Areh by Jeffrey Kinsey

Monday 3 July 2017

An ancient and cruel religion, The Purpose, deifies children for their deformities—a beautiful girl with three arms, a brave boy with one eye... the exceptional list goes on. Painted and costumed, they are worshipped on stage. Shy and exposed, they are ridiculed in the streets, often by the same faces. Glorious or repulsive? Gods or freaks? How deep will the identity divide be dredged, and to which side will the truth finally tip? Out of the city, through strange forests and dark dreams, we follow six young friends as they chase their answer. Lightning-lit and pulling moon into mountain, it awaits them at the top of the world.

A copy of this book was provided by the author in exchange for an honest review. This in no way influenced my thoughts.

The first thing you notice about Areh is that it's an incredibly beautiful piece of art. Because it is so much more than just a book. Throughout, there are inked illustrations and full colour, full page paintings alongside the lyrical prose. The chapter titles are all handwritten, and you really get the sense for the love and care that was put into the project, as well as the vivid imagery and unique experience that is the story of Areh.

The second - and perhaps more subjective thing - is just how confusing it can be. Some scenes are very easy to follow whilst still remaining the poetic tone, but there are others (namely Areh's mini chapters) that I personally could not get my head around. They're steeped in metaphors and wrapped in analogies and I've never been very good at deciphering those sort of things. Which is one of my own shortcomings, not the book's. If you enjoy descriptive, flowery prose and what could be classed as a slightly more challenging read then this is the story for you. If not, though I would still recommend giving this a chance, I'd also recommend allocating a decent amount of time to reading it as I found it did slow me down a little bit.

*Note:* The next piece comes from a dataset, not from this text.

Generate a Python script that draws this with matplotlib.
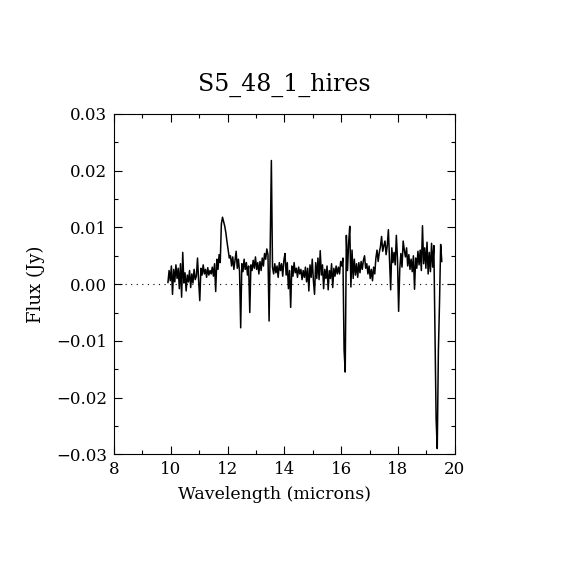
import numpy as np
import matplotlib
matplotlib.use("Agg")
import matplotlib.pyplot as plt
from matplotlib.ticker import MultipleLocator

# --- spectrum, flux in mJy, 0.04 micron steps from 9.90 ---
wave_start = 9.90
wave_step = 0.04

flux_a = [0.3, 2.4, 0.6, 3.2, -1.8, 2.6, 0.4, 3.4, 1.0, 2.8, -0.8, 3.6, -2.3,
          5.6, 0.2, 2.0, -1.2, 1.6, 0.4, 2.4, -0.6, 1.8, 0.2, 2.6, 0.8]
flux_b = [1.4, 4.6, 0.6, -2.9, 2.8, 1.6, 3.4, 1.8, 2.6, 1.2, 2.9, 1.6, 2.4,
          1.8, 3.0, 1.4, 3.6, -1.3, 4.4, 2.6, 5.2, 3.8, 10.6, 11.8, 11.0]
flux_c = [10.2, 9.0, 7.4, 6.0, 4.6, 5.0, 3.2, 4.8, 2.6, 4.2, 5.8, 2.8, 4.4,
          2.2, -7.7, 3.6, 2.2, 4.4, 2.6, 3.8, 1.6, 3.2, -5.0, 3.4, 2.4]
flux_d = [4.2, 2.8, 4.8, 2.6, 3.8, 1.8, 4.0, 2.4, 4.6, 3.2, 5.4, 4.4, 6.2,
          5.2, -6.5, 6.8, 21.8, 3.0, 1.8, 3.6, 2.0, 3.2, 1.2, 3.8, 2.4]
flux_e = [3.6, 1.4, 4.2, 5.4, 1.6, 3.8, -0.8, 2.4, -4.1, 3.2, 1.4, 3.8, 2.0,
          2.8, 1.2, 3.0, 1.8, 2.6, 0.8, 2.4, 1.2, 3.0, 0.4, 2.8, -1.2]
flux_f = [3.4, 1.2, 4.4, 0.6, -1.8, 3.8, 1.0, 4.6, 0.8, 5.9, 1.6, 3.4, -0.8,
          2.6, 1.0, 3.2, -1.0, 2.4, 1.0, 3.6, -0.6, 2.8, 1.4, 3.2, 1.8]
flux_g = [3.0, 1.8, 4.0, 3.2, 4.6, -11.6, -15.5, 8.6, 2.4, 7.2, 10.2, -0.5,
          6.0, 1.0, 4.4, 1.6, 3.6, 1.2, 3.8, 2.0, 4.0, 2.6, 4.2, 5.0, 2.8]
flux_h = [3.6, 1.8, 3.2, 1.0, 2.6, 0.6, 3.0, 1.8, 4.6, 6.0, 4.0, 5.6, 6.6,
          8.4, 5.8, 6.8, 7.6, 5.2, 6.8, 9.6, 4.2, -1.0, 6.4, 3.8, 5.6]
flux_i = [3.4, 8.6, 4.4, -4.8, 2.6, 5.4, 3.0, 7.6, 6.0, 4.8, 6.4, 3.2, 5.2,
          2.6, 4.4, 2.2, 5.0, -0.9, 4.6, 2.8, 5.8, 3.4, 6.0, 2.4, 10.3]
flux_j = [3.6, 6.4, 2.8, 7.4, 1.8, 5.6, 2.2, 7.2, 3.0, 6.8, -9.0, -23.8,
          -29.0, -11.8, -3.2, 7.0, 4.0]

title = "S5_48_1_hires"
xlabel = "Wavelength (microns)"
ylabel = "Flux (Jy)"

flux = np.concatenate([flux_a, flux_b, flux_c, flux_d, flux_e,
                       flux_f, flux_g, flux_h, flux_i, flux_j]) * 1e-3
wave = wave_start + wave_step * np.arange(len(flux))

plt.rcParams['font.family'] = ['DejaVu Serif']
plt.rcParams['font.size'] = 12

fig = plt.figure(figsize=(5.7, 5.7), dpi=100)
ax = fig.add_axes([0.2, 0.203, 0.598, 0.597])

ax.plot(wave, flux, color='black', lw=1.1)
ax.axhline(0.0, color='black', lw=0.8, ls=(0, (1, 4)))

ax.set_xlim(8, 20)
ax.set_ylim(-0.03, 0.03)
ax.xaxis.set_major_locator(MultipleLocator(2))
ax.xaxis.set_minor_locator(MultipleLocator(1))
ax.yaxis.set_major_locator(MultipleLocator(0.01))
ax.yaxis.set_minor_locator(MultipleLocator(0.005))
ax.yaxis.set_major_formatter(plt.FuncFormatter(
    lambda v, p: ("\u2212" if v < -1e-9 else "") + "%.2f" % abs(v)))

ax.tick_params(which='both', direction='in', top=True, right=True,
               width=0.8, labelsize=12)
ax.tick_params(which='major', length=6, pad=5)
ax.tick_params(which='minor', length=3)
for s in ax.spines.values():
    s.set_linewidth(0.8)

ax.set_title(title, fontsize=17, pad=17)
ax.set_xlabel(xlabel, fontsize=12.5)
ax.xaxis.set_label_coords(0.47, -0.093)
ax.set_ylabel(ylabel, fontsize=13, labelpad=8)

fig.savefig("out.png", dpi=100)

Nevertheless, I got through this pretty quickly, as it is quite short. It's jam packed with details about each character and goes into great depth about Remi's life, starting in childhood and following him and his friends into adulthood and everything that awaited them. Areh is most definitely a character driven novel that takes its time exploring human nature and the intricate relationships of the main characters. We see things through Remi's eyes, but we still get a good picture of everyone else as the group is so close thanks to their weekly Presentations and the journey they set out on halfway through the book. We also get to see a fair amount of growth, even throughout adulthood, not just as the characters age. Sammy, in particular, started out as an obnoxious brat but by the end of the book I'd come to understand him more - close to the point of even liking him.

I would, however, have preferred there to be more of a plot. Particularly in the first half, which I found to be dull compared to the second part which took us up the mountain and focused more on explaining the character of Yolandi and introducing some intensity. While I can appreciate and do enjoy profiling characters, I'm big on action, and it's this one gripe that results in the three stars, but overall my views remain favourable as this is a very thought-provoking read.

I'm very grateful to have had the opportunity to read this, so thanks again to Jeff, the author, for sending me a copy. I don't think I've experience anything quite like this, and I doubt if I'll come across another book half as unique any time soon.

Jeffrey Kinsey and his work can be found at...
Amazon UK
Amazon US


  1. How is the premise handled? Because handled well it could be really good. Not handled well... it could be ableist and a sh** storm!

    1. It reminded me of X-Men in some ways: both revered and reviled. But what did kind of annoy me (and spoiler/trigger warning) is that a characters suicide is used as a motivator. Other than that, I didn't feel there were too many problems? But I'm able-bodied so honestly couldn't tell you for sure. Read with your own discretion, is the best advice I suppose.